“O mito: e-commerce é um inimigo mortal das marcas e, naturalmente, do branding. Com o acesso universal e quase infinito que temos a todas as possibilidades de escolha que a internet nos oferece, o mais provável seria ficar com o que é mais barato. Nesse ambiente de compra, preço seria a variável-chave que comanda a decisão. Por que gastar mais se podemos gastar menos?

Esse é um pensamento que ronda não apenas o borbulhante ambiente digital de compras, em épocas mais difíceis como esta que estamos vivendo. Análises precipitadas profetizam o declínio das marcas em nome de decisões mais inteligentes que faríamos, em nome de uma suprema racionalidade que comanda nossas decisões.

A realidade: e-commerce se alimenta de escolhas que atendem às nossas necessidades e aos nossos desejos. Ele não criou um ambiente em que deixamos de ser o que nós somos. O e-commerce não criou um consumidor virtualmente racional, desprovido dos sonhos e expectativas que dão sentido às nossas vidas.

A ilusão sobre a existência de consumidores que agem de forma programadamente racional já foi descartada há muito tempo no pensamento científico. Prêmios Nobel já foram concedidos, nas últimas décadas, a economistas que entenderam a imponderabilidade e imprevisibilidade do mercado e das decisões de consumidores e investidores. E mostraram também como o mercado resiste à imposição de equações matematicamente lindas e elegantes, mas sem o poder de um oráculo.

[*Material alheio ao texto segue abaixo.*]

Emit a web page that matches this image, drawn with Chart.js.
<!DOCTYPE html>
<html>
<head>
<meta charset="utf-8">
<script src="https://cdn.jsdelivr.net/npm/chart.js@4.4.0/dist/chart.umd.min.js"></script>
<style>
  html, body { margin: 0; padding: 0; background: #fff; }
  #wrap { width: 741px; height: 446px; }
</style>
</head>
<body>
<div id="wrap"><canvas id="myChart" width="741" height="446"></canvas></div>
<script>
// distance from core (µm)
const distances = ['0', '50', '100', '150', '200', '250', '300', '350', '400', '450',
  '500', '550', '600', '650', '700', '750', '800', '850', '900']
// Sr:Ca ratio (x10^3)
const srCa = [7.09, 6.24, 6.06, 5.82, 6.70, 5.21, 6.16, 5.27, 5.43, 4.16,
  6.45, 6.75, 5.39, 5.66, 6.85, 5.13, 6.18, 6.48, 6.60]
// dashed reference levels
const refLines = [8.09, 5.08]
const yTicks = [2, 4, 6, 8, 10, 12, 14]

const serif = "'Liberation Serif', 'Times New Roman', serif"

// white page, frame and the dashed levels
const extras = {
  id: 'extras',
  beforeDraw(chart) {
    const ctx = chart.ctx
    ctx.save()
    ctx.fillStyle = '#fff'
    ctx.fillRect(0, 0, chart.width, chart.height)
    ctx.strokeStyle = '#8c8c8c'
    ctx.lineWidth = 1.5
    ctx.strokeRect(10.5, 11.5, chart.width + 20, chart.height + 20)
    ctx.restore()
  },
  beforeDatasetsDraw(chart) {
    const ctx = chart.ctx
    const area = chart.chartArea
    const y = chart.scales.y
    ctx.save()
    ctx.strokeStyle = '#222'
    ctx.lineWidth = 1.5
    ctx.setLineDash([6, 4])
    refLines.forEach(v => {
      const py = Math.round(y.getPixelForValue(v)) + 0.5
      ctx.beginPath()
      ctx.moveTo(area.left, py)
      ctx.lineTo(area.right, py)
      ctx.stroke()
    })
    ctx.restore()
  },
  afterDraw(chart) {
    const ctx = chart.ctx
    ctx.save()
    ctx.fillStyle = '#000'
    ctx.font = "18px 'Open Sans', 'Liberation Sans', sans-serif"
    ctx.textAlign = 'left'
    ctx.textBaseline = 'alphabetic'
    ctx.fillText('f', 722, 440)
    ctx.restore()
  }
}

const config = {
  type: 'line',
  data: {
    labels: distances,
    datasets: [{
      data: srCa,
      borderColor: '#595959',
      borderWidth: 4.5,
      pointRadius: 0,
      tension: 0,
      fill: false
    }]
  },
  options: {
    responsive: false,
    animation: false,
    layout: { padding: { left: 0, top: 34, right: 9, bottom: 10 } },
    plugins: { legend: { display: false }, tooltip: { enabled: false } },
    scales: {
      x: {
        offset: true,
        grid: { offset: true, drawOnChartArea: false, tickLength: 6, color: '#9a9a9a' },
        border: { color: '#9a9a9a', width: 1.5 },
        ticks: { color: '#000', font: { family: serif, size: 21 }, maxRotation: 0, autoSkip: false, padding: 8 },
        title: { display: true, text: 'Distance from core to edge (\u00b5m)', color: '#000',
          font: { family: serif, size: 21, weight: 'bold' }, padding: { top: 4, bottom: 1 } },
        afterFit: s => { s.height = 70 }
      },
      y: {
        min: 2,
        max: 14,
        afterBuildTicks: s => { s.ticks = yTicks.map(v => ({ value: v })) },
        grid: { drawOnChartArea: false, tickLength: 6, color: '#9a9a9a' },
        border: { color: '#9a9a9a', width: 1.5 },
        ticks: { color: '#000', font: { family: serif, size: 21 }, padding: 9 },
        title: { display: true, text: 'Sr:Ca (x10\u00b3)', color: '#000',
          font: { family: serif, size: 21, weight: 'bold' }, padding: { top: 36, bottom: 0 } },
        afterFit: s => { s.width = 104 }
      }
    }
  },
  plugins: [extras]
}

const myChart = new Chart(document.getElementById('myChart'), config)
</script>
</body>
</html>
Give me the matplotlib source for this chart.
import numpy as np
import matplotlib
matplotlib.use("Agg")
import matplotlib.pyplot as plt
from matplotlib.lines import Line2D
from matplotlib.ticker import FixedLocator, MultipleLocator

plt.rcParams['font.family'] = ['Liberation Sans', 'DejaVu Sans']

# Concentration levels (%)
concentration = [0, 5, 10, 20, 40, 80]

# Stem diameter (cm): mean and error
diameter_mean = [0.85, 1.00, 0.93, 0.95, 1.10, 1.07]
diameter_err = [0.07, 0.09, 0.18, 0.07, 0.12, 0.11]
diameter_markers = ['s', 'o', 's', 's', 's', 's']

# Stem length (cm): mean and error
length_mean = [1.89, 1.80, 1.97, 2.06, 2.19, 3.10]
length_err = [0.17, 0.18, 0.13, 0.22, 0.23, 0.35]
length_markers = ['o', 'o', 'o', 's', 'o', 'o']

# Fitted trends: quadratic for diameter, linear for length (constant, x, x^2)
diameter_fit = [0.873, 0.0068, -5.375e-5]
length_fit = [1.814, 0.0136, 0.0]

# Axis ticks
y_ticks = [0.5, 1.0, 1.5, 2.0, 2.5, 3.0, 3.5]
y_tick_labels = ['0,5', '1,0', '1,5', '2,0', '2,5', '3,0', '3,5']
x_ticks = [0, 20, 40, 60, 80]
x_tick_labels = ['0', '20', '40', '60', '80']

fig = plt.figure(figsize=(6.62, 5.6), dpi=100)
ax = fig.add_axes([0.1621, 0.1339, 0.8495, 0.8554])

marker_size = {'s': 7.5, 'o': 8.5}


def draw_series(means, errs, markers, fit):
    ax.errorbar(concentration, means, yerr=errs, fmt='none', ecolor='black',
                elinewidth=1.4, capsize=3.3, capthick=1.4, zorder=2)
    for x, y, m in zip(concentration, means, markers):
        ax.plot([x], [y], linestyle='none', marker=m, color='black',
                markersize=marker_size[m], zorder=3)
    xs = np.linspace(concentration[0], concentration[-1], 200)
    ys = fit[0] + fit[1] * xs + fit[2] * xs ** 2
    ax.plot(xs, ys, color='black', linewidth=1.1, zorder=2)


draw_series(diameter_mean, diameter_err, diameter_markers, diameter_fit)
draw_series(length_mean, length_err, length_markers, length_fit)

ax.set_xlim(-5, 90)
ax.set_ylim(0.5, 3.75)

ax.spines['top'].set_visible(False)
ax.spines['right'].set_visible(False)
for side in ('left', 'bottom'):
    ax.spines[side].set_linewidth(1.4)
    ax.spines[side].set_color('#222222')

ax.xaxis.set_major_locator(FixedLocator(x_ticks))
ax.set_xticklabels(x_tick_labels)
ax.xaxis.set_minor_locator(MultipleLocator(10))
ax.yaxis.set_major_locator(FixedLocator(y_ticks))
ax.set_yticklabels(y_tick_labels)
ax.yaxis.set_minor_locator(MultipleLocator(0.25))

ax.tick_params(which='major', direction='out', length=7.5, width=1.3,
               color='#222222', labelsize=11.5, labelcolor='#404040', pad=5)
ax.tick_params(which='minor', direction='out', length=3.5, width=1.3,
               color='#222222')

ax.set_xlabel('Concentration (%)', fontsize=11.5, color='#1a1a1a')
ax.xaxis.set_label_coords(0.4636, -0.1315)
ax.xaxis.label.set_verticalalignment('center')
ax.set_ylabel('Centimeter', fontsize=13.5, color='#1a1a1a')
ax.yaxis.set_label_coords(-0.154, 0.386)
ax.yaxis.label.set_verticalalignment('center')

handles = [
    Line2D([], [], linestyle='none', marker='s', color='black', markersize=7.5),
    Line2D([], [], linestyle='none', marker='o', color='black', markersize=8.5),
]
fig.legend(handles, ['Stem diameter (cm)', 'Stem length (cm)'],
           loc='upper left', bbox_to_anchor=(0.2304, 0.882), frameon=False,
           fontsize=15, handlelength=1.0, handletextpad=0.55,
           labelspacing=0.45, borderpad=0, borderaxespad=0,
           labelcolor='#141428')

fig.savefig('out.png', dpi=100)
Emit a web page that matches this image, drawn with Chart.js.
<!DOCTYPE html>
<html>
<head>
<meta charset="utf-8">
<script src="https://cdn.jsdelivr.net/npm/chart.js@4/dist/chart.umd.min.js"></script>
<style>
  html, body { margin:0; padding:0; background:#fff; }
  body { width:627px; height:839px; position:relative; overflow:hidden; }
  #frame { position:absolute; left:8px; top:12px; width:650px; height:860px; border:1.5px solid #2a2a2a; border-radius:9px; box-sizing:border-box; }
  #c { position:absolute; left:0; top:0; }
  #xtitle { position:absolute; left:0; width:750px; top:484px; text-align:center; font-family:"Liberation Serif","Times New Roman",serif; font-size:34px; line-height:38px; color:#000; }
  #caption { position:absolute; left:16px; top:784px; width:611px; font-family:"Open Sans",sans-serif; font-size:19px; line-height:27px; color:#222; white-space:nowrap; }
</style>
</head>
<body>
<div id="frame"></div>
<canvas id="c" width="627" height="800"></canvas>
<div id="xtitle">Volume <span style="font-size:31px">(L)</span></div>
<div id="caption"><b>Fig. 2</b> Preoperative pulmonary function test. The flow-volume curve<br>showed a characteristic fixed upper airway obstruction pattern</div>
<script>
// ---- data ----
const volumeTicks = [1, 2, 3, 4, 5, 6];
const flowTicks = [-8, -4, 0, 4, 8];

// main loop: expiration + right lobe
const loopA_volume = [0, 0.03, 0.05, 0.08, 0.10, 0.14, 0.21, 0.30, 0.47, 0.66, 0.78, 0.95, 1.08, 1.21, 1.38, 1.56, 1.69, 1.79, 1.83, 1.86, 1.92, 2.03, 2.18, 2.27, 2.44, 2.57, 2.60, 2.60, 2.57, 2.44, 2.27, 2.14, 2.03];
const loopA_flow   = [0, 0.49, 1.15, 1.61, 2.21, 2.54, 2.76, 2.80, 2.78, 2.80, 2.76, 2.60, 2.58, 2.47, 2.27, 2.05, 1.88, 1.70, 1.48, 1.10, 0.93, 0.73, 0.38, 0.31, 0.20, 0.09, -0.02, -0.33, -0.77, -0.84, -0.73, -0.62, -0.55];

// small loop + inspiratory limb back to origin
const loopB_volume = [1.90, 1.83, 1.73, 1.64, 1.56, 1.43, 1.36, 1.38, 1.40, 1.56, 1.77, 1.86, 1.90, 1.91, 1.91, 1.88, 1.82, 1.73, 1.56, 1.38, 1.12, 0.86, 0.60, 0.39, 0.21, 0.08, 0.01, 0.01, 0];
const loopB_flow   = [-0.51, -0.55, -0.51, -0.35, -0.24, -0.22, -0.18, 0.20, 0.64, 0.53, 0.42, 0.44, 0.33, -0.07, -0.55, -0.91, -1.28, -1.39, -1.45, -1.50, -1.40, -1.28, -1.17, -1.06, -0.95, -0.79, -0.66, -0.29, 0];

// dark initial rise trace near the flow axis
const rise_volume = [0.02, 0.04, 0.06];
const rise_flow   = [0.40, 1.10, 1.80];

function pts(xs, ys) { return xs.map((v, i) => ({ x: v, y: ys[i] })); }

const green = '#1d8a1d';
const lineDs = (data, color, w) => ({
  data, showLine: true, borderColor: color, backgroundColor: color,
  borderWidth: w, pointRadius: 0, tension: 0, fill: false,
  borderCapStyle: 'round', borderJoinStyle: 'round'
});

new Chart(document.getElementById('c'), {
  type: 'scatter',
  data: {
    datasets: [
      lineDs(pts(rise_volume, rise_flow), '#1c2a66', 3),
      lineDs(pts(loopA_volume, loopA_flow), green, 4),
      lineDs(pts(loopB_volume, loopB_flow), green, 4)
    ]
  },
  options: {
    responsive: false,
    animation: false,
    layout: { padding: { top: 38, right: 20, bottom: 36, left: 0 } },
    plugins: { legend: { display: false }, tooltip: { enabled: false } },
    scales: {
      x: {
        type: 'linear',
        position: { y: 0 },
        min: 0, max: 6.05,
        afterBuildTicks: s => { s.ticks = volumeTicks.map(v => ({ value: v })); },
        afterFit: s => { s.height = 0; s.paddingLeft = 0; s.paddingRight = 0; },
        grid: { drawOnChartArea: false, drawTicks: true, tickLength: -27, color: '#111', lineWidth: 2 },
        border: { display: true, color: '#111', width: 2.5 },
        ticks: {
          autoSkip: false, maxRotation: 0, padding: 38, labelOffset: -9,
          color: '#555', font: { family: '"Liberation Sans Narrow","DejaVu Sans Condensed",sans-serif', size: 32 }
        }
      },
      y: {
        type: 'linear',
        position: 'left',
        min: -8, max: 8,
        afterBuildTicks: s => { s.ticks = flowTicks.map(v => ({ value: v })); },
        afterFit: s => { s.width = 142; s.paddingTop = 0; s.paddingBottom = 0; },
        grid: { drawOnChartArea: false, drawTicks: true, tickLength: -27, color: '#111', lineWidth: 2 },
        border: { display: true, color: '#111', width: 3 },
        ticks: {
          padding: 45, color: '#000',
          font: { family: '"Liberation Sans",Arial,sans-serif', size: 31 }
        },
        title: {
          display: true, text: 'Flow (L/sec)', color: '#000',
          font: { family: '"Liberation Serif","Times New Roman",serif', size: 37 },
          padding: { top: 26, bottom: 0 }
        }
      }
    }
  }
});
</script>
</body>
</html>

Em épocas de maior contenção econômica, de orçamentos domésticos mais apertados, evidentemente certos desejos de consumo são adiados. E são recalcados! Quando há um aperto no bolso, há um aperto também no coração.

Como disse Martin Lindstrom em seu livro recente – ‘Brandwashed’ – nós, consumidores (também conhecidos por pessoas!) não conseguimos fazer um ‘brand detox’.

Não conseguimos eliminar de nossas vidas o que faz parte de nossa identidade, de como queremos ser vistos pelos outros ou por nós mesmos, como é o caso das marcas, por exemplo. A compra online não é um
‘brand detox’.

Há algo mais forte ainda que ajuda a explicar por que o e-commerce depende ainda mais de marcas de prestígio e de branding. ‘Nunca te vi, sempre te amei’ é bom em literatura e cinema, mas não nas escolhas que fazemos na vida e constroem nosso projeto de felicidade. Acabei de comprar um tênis Vans online. Eu sei o que eu vou receber. Conheço meu número e gosto da marca e seus produtos. É como esticar o braço e pegar na prateleira da loja.

A realidade que se opõe ao mito é a seguinte: o fortalecimento das marcas e de seu prestígio são uma ferramenta eficaz para estimular compras online. O que eu não conheço eu não desejo ou pode até ser fonte de suspeição, mesmo sendo barato. Porém, as marcas que eu conheço e admiro eu compro de olhos fechados, quase como é, aliás, uma compra online.

Esqueçam essas conclusões ingênuas e precipitadas de pesquisas em que consumidores declaram estar trocando marcas de que gostam por preço. O aperto no coração deixará recalcado o desejo que não se realizou. E, em algum momento, quando a vida melhorar eles correrão atrás delas outra vez, para se reconciliar com aquilo que, de fato, os faz felizes.

Nessas ocasiões, o que acaba primeiro nas prateleiras são as marcas mais valorizadas, como já vimos acontecer no Brasil algumas vezes. O e-commerce deveria render uma homenagem especial aos que gerenciam as marcas que vão desaparecem em primeiro lugar das suas ‘prateleiras’.”